When save / update -> hibernate will see the collection and just perform regular insert of the blob data. My blobs are hardely update, so I will do a delete of all elements in the list when a new byte array is set...which is problaby the only / fasted way anyway.

Question, wil this approach work and am I right in saying that all I need to do this way is to write / reuse / borrow the array handling code you have?

Thanks a million for your quick response, been at this for almost 3 days now and it's starting to annoy me really bad.

Frank

ErikVisser · **Joined:** Thu Jan 29, 2004 5:33 am **Posts:** 9

Frank,

sounds like it would work.

The only reason I can think of for having a separate class that contains blob data is that you could use it from multiple classes, while still keeping a minimum amount of tables. Myself, I cannot do this for reasons not relevant here, but I don't see why not. An advantage is that you have the split/stich code is in that single class.
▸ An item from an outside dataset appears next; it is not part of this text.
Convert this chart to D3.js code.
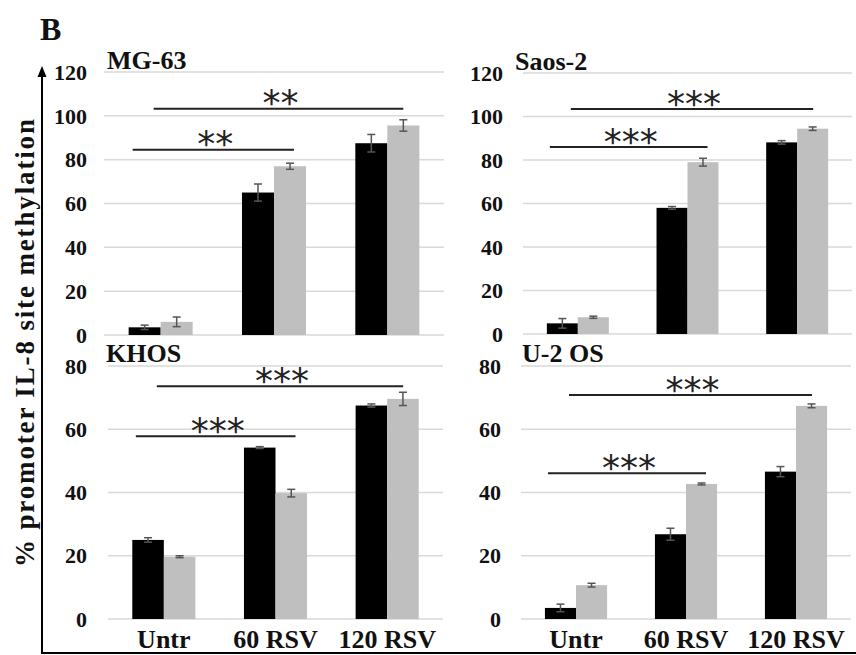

Buffer sizes and Oracle... You would be best just to run a couple of tests, to see what does best for you. My experience was 2000 with RAW, (2000 is the limit for RAW). For me, RAW performs better than BLOB with a buffer-size of 4000.

I have not even thought about the influence of batch_size.

Good hunting!

mchyzer · **Joined:** Sat Jul 17, 2004 5:16 pm **Posts:** 143

ErikVisser wrote:

Chris,

So, how does your approach work? Do you get your OracleConnection from Hibernate, or do you work the other way around?

Yeah, that was a bit of a pain. I have a wrapper around Hibernate, so on that constructor I keep the connection in a threadLocal. So you can have one hibernate connection open at a time if you are using Blobs. Also, I have the javabean property that I use as a File, and a getter and setter than has a similar property that is the Blob mapped with Hibernate. That getter and setter translates the Blob to a file when Hibernate gets and sets it (when the connection is open). On the getter, and setter, is where I need the threadlocal...

Code:

    BLOB fastBlob = null;
    
    //if there is no connection, maybe we are coming from
    //hibernate, and there is a threadlocal connection
    if (this.connection == null) {
      this.connection = HibernateSession.staticConnection();
    }
    
    Connection theConnection = this.connection;
    
    if (this.connection instanceof P6LogConnection) {
      theConnection = ((P6LogConnection)this.connection).getJDBC();
    }
    
    //get a blob based on the oracleConnection    
    fastBlob = BLOB.createTemporary(theConnection, true,
        BLOB.DURATION_SESSION);

    try {
      is = new FileInputStream(file);
      OutputStream os = fastBlob.getBinaryOutputStream();
      FastFileUtils.sendInputStream(is, os);
    } catch (FileNotFoundException fnfe) {
      ...

Quote:

Actually, Oracle has really bad LOB handling. Make sure you don't use the Oracle drivers, then you don't need any OracleStatements or anything else weird, just plain JDBC.

Hmmm, well, it seems like the Oracle 9 driver will stream to and from (I hope) without byte[]. In that way it seems better than MySQL and Postgres (though they have one in beta). I dont know how to do this without using the Oracle JDBC driver, I dont use an OracleStatement though. Anyways, it seems to work for now, though I am in the early stages (havent load tested or put anything in prod yet).

Regards,
Chris

MjH · **Posted:** Mon Nov 29, 2004 12:42 pm

christian wrote:

...Make sure you don't use the Oracle drivers...

Christian, which JDBC drivers do you suggest for use with Oracle?

christian · **Posted:** Mon Nov 29, 2004 4:35 pm

I've benchmarked and tested the API of the DataDirect Oracle driver and various verions of Oracle drivers and databases, esp. with LOBs. The DataDirect driver has a standard JDBC API and was at least as fast as any OCI driver. Note that this has been done very ad-hoc and half a year ago, do your own testing.